Alex Cannon |
While healthcare leaders believe AI will transform their industry, most do not have an AI strategy.
In fact, only 6% of leaders at health systems have an AI strategy in place according to Bain & Company. Yet, 91% of healthcare leaders said that AI and machine learning would become critical for their organizations’ long-term success. What’s more — a recent Guild survey found that healthcare workers are eager to develop AI skills as AI usage increases.
AI’s impact across healthcare organizations continues to gain clarity:
AI will be transformative in allowing clinicians to spend more time delivering quality patient care.
AI will be critical to augmenting and automating things like administrative tasks.
AI will be important in scaling health systems operations.
AI will help deliver strong patient outcomes while ensuring strong financial performance.
AI is something employees want to learn.
As excitement about Generative AI peaks, employers have a short window of opportunity to build their talent for an AI-powered future. The most successful organizations will be those who harness today’s AI excitement and invest in their people to develop the hard-to-obtain skills, knowledge, and capabilities.
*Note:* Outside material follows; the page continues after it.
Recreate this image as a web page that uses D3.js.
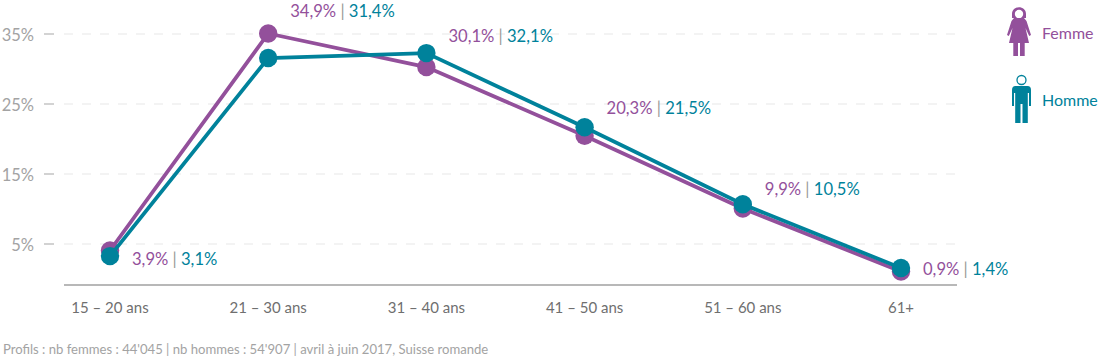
<!DOCTYPE html>
<html>
<head>
<meta charset="utf-8">
<script src="https://cdn.jsdelivr.net/npm/d3@7"></script>
<style>
  html, body { margin: 0; padding: 0; background: #fff; }
  svg { display: block; }
  text { font-family: Lato, "Open Sans", sans-serif; }
</style>
</head>
<body>
<div id="chart"></div>
<script>
const AGES = ["15 – 20 ans", "21 – 30 ans", "31 – 40 ans", "41 – 50 ans", "51 – 60 ans", "61+"];
const FEMMES = [3.9, 34.9, 30.1, 20.3, 9.9, 0.9];
const HOMMES = [3.1, 31.4, 32.1, 21.5, 10.5, 1.4];
const Y_TICKS = [5, 15, 25, 35];
const NOTE = "Profils : nb femmes : 44'045 | nb hommes : 54'907 | avril à juin 2017, Suisse romande";

const PURPLE = "#93509b", TEAL = "#00829b";
const W = 1100, H = 360;
const fmt = v => String(v.toFixed(1)).replace(".", ",") + "%";

const svg = d3.select("#chart").append("svg").attr("width", W).attr("height", H);

// ── Scales ─────────────────────────────────────────────────────────────────
const x = d3.scalePoint().domain(AGES).range([110, 901]);
const y = d3.scaleLinear().domain([0, 35]).range([277.8, 32.8]);

// ── Grid and axes ──────────────────────────────────────────────────────────
const yAxis = svg.append("g").attr("transform", "translate(0,1.2)");
Y_TICKS.forEach(t => {
    yAxis.append("line")
        .attr("x1", 64).attr("x2", 957).attr("y1", y(t)).attr("y2", y(t))
        .attr("stroke", "#e8e8e8").attr("stroke-width", 1.2).attr("stroke-dasharray", "9,9");
    yAxis.append("line")
        .attr("x1", 44).attr("x2", 54).attr("y1", y(t)).attr("y2", y(t))
        .attr("stroke", "#b5b5b5").attr("stroke-width", 1.2);
    yAxis.append("text")
        .attr("x", 34).attr("y", y(t) + 7.5).attr("text-anchor", "end")
        .attr("font-size", 16.5).attr("fill", "#a3a3a3")
        .text(`${t}%`);
});

svg.append("line")
    .attr("x1", 64).attr("x2", 957).attr("y1", 285).attr("y2", 285)
    .attr("stroke", "#a0a0a0").attr("stroke-width", 1.5);

svg.selectAll(".age").data(AGES).join("text")
    .attr("class", "age")
    .attr("x", d => x(d)).attr("y", 312.5)
    .attr("text-anchor", "middle")
    .attr("font-size", 15).attr("fill", "#6f6f6f")
    .text(d => d);

// ── Lines and points ───────────────────────────────────────────────────────
const line = d3.line().x((d, i) => x(AGES[i])).y(d => y(d));

[[FEMMES, PURPLE], [HOMMES, TEAL]].forEach(([values, color]) => {
    svg.append("path").datum(values)
        .attr("fill", "none").attr("stroke", color).attr("stroke-width", 3.8)
        .attr("d", line);
    svg.append("g").selectAll("circle").data(values).join("circle")
        .attr("cx", (d, i) => x(AGES[i])).attr("cy", d => y(d))
        .attr("r", 9.2).attr("fill", color);
});

// ── Value labels ───────────────────────────────────────────────────────────
const labelDy = [14.5, -17, -25, -22, -14, 3];
AGES.forEach((age, i) => {
    const t = svg.append("text")
        .attr("x", x(age) + 22).attr("y", y(FEMMES[i]) + labelDy[i])
        .attr("font-size", 16.6);
    t.append("tspan").attr("fill", PURPLE).text(fmt(FEMMES[i]));
    t.append("tspan").attr("fill", "#999").text(" | ");
    t.append("tspan").attr("fill", TEAL).text(fmt(HOMMES[i]));
});

// ── Legend ─────────────────────────────────────────────────────────────────
function femaleIcon(g) {
    g.append("path").attr("fill", PURPLE)
        .attr("d", "M-7,-14 L-7,-18 C-7,-27 7,-27 7,-18 L7,-14 Z");
    g.append("circle").attr("cy", -18).attr("r", 4.2).attr("fill", "#fff");
    g.append("path").attr("fill", PURPLE)
        .attr("d", "M-5,-14 L5,-14 L7.5,-11 L12,3 L10.2,4 L6.5,-4 L10,11 L5.7,11 L5.7,24 L1,24 L1,11 L-1,11 L-1,24 L-5.7,24 L-5.7,11 L-10,11 L-6.5,-4 L-10.2,4 L-12,3 L-7.5,-11 Z");
}
function maleIcon(g) {
    g.append("circle").attr("cy", -18).attr("r", 4.5)
        .attr("fill", "none").attr("stroke", TEAL).attr("stroke-width", 1.3);
    g.append("path").attr("fill", TEAL)
        .attr("d", "M-6,-12 L6,-12 Q9.5,-12 9.5,-8 L9.5,8 L7.5,8 L7.5,-5 L6.3,-5 L6.3,25 L1,25 L1,6 L-1,6 L-1,25 L-6.3,25 L-6.3,-5 L-7.5,-5 L-7.5,8 L-9.5,8 L-9.5,-8 Q-9.5,-12 -6,-12 Z");
}

femaleIcon(svg.append("g").attr("transform", "translate(1019,32)"));
maleIcon(svg.append("g").attr("transform", "translate(1021.5,98)"));

svg.append("text").attr("x", 1042).attr("y", 39)
    .attr("font-size", 16).attr("fill", PURPLE).text("Femme");
svg.append("text").attr("x", 1042).attr("y", 106)
    .attr("font-size", 16).attr("fill", TEAL).text("Homme");

// ── Note ───────────────────────────────────────────────────────────────────
svg.append("text").attr("x", 3).attr("y", 354)
    .attr("font-size", 13.1).attr("fill", "#a3a3a3").text(NOTE);
</script>
</body>
</html>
Enable AI skills with equity, agility and scale for healthcare talent.
While AI has captured the attention of employers and employees alike, the majority of AI skilling offerings in the market are built for the few (leaders & engineers) rather than for the majority (frontline + early / mid career allied health, clinical, or non-technical professionals). Yet in healthcare specifically, the benefits of upleveling diverse talent across your workforce is linked to critical growth levers.
The benefits of upleveling diverse talent
Better organizational performance
Companies that are more gender and racially diverse outperform their peers in innovation, effectiveness, and see improved financial performance.
Higher patient experience scores
Patients prefer doctors who share their race/ethnicity.
Stronger innovation
Organizations that prioritize diversity and inclusion report a 4x multiplier effect on their ability to innovate.
AI is set to impact nearly all employee personas. While some seek basic AI understanding others are looking for more innovative and strategic applications. At Guild, we’ve seen application volume in AI programs grow by 800% in the last 12 months (as of Aug 2023) for employers with AI programs in their catalog. Yet while most healthcare workers have AI awareness, AI tool adoption rates in the workplace is still lagging — fueling a growing divide.

SOURCE (both stats): Survey data collected from Guild members and learners within the healthcare industry in June and September 2023 (n=392)
We’re about to see a major disruption in how everyone works, and I do think that the frontline population will be impacted most.”
Bijal Shah, Guild CEO at a CNBC Disruptor 50 event on AI.
For organizations to equitably build an AI-enabled workforce, Guild believes employers need skilling programs across 4 core learning areas: AI fundamentals, AI in Practice, AI Expertise, and AI for Leaders.
Leveraging our learning marketplace of vetted providers, education and skilling offerings have quickly expanded to ensure applicable content for all learning areas. We also continue to innovate with partners where necessary to fill gaps.

Guild has expanded the number of AI programs in our marketplace by ~3x including at least 15 that do not require a bachelor’s degree.
Automate, augment, and accelerate your workforce with AI
AI can become an operational and clinical advantage for healthcare organizations. Its potential to create efficiencies, augment the patient experience, and alleviate administrative burden have inspired plans to invest in a variety of AI-powered solutions. Here are a few questions to ask as you think about skilling at scale.
01. What processes or job tasks are most likely to be augmented by AI?
Certain roles in your healthcare organization have a mix of manual tasks and responsibilities that require human discernment and judgment. With training around AI, these employees can augment their capabilities, and drive productivity while freeing up time for the human-centric tasks.
For example, organizations can leverage AI to automate administrative tasks allowing clinicians to spend more time doing what they love (patient-care) and what they uniquely can do that AI can't (again patient-care).
02. What processes are most likely to be automated by AI?
If AI is able to do certain tasks more efficiently, explore other areas of the organization where displaced talent could potentially grow. What skills should they be learning instead? This can be a balance, as people and clinical leaders still need that talent today but also want to create pathways into future-proof roles that aren’t at high risk of automation.
03. What are the human skills that can’t be augmented or automated by AI?
Think of skills like decision-making, problem solving, and communication. These are durable skills, or professional skills that improve performance and ensure employees can meaningfully engage with their work, peers, and managers.
Durable skills are job agnostic, and in fact are needed for all high-demand jobs. Investing in these skills is critical to strengthen the foundation of a resilient workforce. enabling healthcare organizations to leverage technology in the first place while also enabling more career mobility into in-demand roles.
Guide talent transformation through constant change.
AI in healthcare is exciting for many, but In an industry beleaguered with talent shortages, employees might not feel they have the time to explore or adopt new tools — and may end up feeling more threatened than inspired.
But if AI adoption is important for a future of more equitable patient care and ways of working, workforce upskilling is a sensible (and highly strategic) place to start.